• What you will do:
Give all of the lines again, with nothing added or dropped.
-.-.-
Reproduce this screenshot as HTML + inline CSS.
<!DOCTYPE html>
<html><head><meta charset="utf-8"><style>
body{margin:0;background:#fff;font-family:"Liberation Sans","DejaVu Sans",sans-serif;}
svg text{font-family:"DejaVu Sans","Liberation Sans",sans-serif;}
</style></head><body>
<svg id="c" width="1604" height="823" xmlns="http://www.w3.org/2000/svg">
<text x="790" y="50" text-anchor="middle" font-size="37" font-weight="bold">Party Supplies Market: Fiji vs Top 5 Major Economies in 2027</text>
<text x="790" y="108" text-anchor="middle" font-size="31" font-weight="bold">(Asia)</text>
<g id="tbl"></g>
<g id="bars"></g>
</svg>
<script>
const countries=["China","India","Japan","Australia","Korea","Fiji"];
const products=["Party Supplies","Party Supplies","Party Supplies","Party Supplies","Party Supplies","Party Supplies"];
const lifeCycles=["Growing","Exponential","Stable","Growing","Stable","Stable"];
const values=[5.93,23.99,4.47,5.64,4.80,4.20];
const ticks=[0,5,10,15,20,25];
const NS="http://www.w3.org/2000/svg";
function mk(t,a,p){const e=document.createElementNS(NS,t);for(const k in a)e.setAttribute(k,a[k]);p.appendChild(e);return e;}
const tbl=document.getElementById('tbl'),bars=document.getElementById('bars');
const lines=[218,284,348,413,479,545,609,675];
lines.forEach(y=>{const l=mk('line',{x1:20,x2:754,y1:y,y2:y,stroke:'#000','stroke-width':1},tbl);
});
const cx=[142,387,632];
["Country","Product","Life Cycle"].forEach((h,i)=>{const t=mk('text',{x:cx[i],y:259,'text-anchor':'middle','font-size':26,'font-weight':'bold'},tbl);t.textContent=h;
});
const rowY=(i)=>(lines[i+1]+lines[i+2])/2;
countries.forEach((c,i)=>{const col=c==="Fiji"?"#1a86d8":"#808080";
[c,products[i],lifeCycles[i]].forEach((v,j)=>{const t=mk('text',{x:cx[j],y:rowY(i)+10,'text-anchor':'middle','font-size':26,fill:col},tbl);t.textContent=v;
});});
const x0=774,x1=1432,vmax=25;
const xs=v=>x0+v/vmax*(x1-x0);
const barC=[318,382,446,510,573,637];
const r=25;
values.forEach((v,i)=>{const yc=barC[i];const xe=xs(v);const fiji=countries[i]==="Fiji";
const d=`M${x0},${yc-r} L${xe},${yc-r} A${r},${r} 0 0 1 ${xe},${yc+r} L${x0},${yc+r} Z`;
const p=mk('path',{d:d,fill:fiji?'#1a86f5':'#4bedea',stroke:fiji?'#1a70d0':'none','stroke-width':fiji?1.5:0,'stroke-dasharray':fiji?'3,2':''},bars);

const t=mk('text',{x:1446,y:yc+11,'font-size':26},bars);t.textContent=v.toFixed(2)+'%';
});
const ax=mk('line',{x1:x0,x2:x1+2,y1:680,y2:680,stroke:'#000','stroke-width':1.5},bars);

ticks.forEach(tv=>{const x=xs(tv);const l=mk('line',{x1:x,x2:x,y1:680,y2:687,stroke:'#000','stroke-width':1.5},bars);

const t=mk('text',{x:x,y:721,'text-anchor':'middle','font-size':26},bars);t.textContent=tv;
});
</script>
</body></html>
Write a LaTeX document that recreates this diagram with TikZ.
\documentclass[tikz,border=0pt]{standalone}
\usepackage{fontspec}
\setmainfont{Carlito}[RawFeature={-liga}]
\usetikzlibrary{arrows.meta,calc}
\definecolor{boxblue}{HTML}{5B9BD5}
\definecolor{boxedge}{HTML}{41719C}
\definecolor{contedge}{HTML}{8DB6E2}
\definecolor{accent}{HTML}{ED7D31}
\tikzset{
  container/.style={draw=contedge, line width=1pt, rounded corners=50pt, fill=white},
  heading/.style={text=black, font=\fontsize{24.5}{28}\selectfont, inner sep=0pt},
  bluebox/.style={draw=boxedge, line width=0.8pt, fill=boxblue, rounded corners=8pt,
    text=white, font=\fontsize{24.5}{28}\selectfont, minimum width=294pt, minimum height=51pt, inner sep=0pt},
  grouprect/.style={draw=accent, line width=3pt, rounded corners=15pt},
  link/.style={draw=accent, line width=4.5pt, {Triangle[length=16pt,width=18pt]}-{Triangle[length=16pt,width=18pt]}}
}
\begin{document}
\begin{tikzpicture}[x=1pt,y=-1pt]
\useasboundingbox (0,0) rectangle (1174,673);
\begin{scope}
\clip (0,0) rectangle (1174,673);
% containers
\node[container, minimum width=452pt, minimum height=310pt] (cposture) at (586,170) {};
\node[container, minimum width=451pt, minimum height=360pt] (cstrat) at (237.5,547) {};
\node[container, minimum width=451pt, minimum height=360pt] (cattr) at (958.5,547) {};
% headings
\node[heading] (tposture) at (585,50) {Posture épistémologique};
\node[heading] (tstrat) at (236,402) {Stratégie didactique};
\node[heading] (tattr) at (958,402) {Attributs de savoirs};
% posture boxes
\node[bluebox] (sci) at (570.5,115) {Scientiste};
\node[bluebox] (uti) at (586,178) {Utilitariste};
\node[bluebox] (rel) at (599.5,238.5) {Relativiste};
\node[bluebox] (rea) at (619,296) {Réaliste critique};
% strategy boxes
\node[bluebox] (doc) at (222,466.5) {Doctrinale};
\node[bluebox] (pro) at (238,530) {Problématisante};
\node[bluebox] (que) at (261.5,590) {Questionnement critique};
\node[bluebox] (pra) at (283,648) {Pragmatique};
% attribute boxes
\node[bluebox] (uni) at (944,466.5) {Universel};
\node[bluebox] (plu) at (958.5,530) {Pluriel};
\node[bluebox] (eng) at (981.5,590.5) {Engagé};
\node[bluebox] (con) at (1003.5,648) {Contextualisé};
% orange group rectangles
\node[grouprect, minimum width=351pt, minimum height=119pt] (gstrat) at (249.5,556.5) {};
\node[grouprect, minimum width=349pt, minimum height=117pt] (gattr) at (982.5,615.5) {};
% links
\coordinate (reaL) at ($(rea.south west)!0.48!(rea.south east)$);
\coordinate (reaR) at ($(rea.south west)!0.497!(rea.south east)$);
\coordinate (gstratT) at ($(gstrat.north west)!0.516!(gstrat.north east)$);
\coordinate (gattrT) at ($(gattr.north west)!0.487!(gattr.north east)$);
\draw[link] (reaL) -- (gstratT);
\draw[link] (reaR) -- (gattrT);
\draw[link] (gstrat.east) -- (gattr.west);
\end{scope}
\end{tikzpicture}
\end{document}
-.-.-
• Result:
Reproduce this screenshot as HTML + inline CSS.
<!DOCTYPE html>
<html><head><meta charset="utf-8"><style>
body{margin:0;background:#fff;font-family:"Liberation Sans","DejaVu Sans",sans-serif;}
svg text{font-family:"DejaVu Sans","Liberation Sans",sans-serif;}
</style></head><body>
<svg id="c" width="1604" height="823" xmlns="http://www.w3.org/2000/svg">
<text x="790" y="50" text-anchor="middle" font-size="37" font-weight="bold">Party Supplies Market: Fiji vs Top 5 Major Economies in 2027</text>
<text x="790" y="108" text-anchor="middle" font-size="31" font-weight="bold">(Asia)</text>
<g id="tbl"></g>
<g id="bars"></g>
</svg>
<script>
const countries=["China","India","Japan","Australia","Korea","Fiji"];
const products=["Party Supplies","Party Supplies","Party Supplies","Party Supplies","Party Supplies","Party Supplies"];
const lifeCycles=["Growing","Exponential","Stable","Growing","Stable","Stable"];
const values=[5.93,23.99,4.47,5.64,4.80,4.20];
const ticks=[0,5,10,15,20,25];
const NS="http://www.w3.org/2000/svg";
function mk(t,a,p){const e=document.createElementNS(NS,t);for(const k in a)e.setAttribute(k,a[k]);p.appendChild(e);return e;}
const tbl=document.getElementById('tbl'),bars=document.getElementById('bars');
const lines=[218,284,348,413,479,545,609,675];
lines.forEach(y=>{const l=mk('line',{x1:20,x2:754,y1:y,y2:y,stroke:'#000','stroke-width':1},tbl);
});
const cx=[142,387,632];
["Country","Product","Life Cycle"].forEach((h,i)=>{const t=mk('text',{x:cx[i],y:259,'text-anchor':'middle','font-size':26,'font-weight':'bold'},tbl);t.textContent=h;
});
const rowY=(i)=>(lines[i+1]+lines[i+2])/2;
countries.forEach((c,i)=>{const col=c==="Fiji"?"#1a86d8":"#808080";
[c,products[i],lifeCycles[i]].forEach((v,j)=>{const t=mk('text',{x:cx[j],y:rowY(i)+10,'text-anchor':'middle','font-size':26,fill:col},tbl);t.textContent=v;
});});
const x0=774,x1=1432,vmax=25;
const xs=v=>x0+v/vmax*(x1-x0);
const barC=[318,382,446,510,573,637];
const r=25;
values.forEach((v,i)=>{const yc=barC[i];const xe=xs(v);const fiji=countries[i]==="Fiji";
const d=`M${x0},${yc-r} L${xe},${yc-r} A${r},${r} 0 0 1 ${xe},${yc+r} L${x0},${yc+r} Z`;
const p=mk('path',{d:d,fill:fiji?'#1a86f5':'#4bedea',stroke:fiji?'#1a70d0':'none','stroke-width':fiji?1.5:0,'stroke-dasharray':fiji?'3,2':''},bars);

const t=mk('text',{x:1446,y:yc+11,'font-size':26},bars);t.textContent=v.toFixed(2)+'%';
});
const ax=mk('line',{x1:x0,x2:x1+2,y1:680,y2:680,stroke:'#000','stroke-width':1.5},bars);

ticks.forEach(tv=>{const x=xs(tv);const l=mk('line',{x1:x,x2:x,y1:680,y2:687,stroke:'#000','stroke-width':1.5},bars);

const t=mk('text',{x:x,y:721,'text-anchor':'middle','font-size':26},bars);t.textContent=tv;
});
</script>
</body></html>
Write a LaTeX document that recreates this diagram with TikZ.
\documentclass[tikz,border=0pt]{standalone}
\usepackage{fontspec}
\setmainfont{Carlito}[RawFeature={-liga}]
\usetikzlibrary{arrows.meta,calc}
\definecolor{boxblue}{HTML}{5B9BD5}
\definecolor{boxedge}{HTML}{41719C}
\definecolor{contedge}{HTML}{8DB6E2}
\definecolor{accent}{HTML}{ED7D31}
\tikzset{
  container/.style={draw=contedge, line width=1pt, rounded corners=50pt, fill=white},
  heading/.style={text=black, font=\fontsize{24.5}{28}\selectfont, inner sep=0pt},
  bluebox/.style={draw=boxedge, line width=0.8pt, fill=boxblue, rounded corners=8pt,
    text=white, font=\fontsize{24.5}{28}\selectfont, minimum width=294pt, minimum height=51pt, inner sep=0pt},
  grouprect/.style={draw=accent, line width=3pt, rounded corners=15pt},
  link/.style={draw=accent, line width=4.5pt, {Triangle[length=16pt,width=18pt]}-{Triangle[length=16pt,width=18pt]}}
}
\begin{document}
\begin{tikzpicture}[x=1pt,y=-1pt]
\useasboundingbox (0,0) rectangle (1174,673);
\begin{scope}
\clip (0,0) rectangle (1174,673);
% containers
\node[container, minimum width=452pt, minimum height=310pt] (cposture) at (586,170) {};
\node[container, minimum width=451pt, minimum height=360pt] (cstrat) at (237.5,547) {};
\node[container, minimum width=451pt, minimum height=360pt] (cattr) at (958.5,547) {};
% headings
\node[heading] (tposture) at (585,50) {Posture épistémologique};
\node[heading] (tstrat) at (236,402) {Stratégie didactique};
\node[heading] (tattr) at (958,402) {Attributs de savoirs};
% posture boxes
\node[bluebox] (sci) at (570.5,115) {Scientiste};
\node[bluebox] (uti) at (586,178) {Utilitariste};
\node[bluebox] (rel) at (599.5,238.5) {Relativiste};
\node[bluebox] (rea) at (619,296) {Réaliste critique};
% strategy boxes
\node[bluebox] (doc) at (222,466.5) {Doctrinale};
\node[bluebox] (pro) at (238,530) {Problématisante};
\node[bluebox] (que) at (261.5,590) {Questionnement critique};
\node[bluebox] (pra) at (283,648) {Pragmatique};
% attribute boxes
\node[bluebox] (uni) at (944,466.5) {Universel};
\node[bluebox] (plu) at (958.5,530) {Pluriel};
\node[bluebox] (eng) at (981.5,590.5) {Engagé};
\node[bluebox] (con) at (1003.5,648) {Contextualisé};
% orange group rectangles
\node[grouprect, minimum width=351pt, minimum height=119pt] (gstrat) at (249.5,556.5) {};
\node[grouprect, minimum width=349pt, minimum height=117pt] (gattr) at (982.5,615.5) {};
% links
\coordinate (reaL) at ($(rea.south west)!0.48!(rea.south east)$);
\coordinate (reaR) at ($(rea.south west)!0.497!(rea.south east)$);
\coordinate (gstratT) at ($(gstrat.north west)!0.516!(gstrat.north east)$);
\coordinate (gattrT) at ($(gattr.north west)!0.487!(gattr.north east)$);
\draw[link] (reaL) -- (gstratT);
\draw[link] (reaR) -- (gattrT);
\draw[link] (gstrat.east) -- (gattr.west);
\end{scope}
\end{tikzpicture}
\end{document}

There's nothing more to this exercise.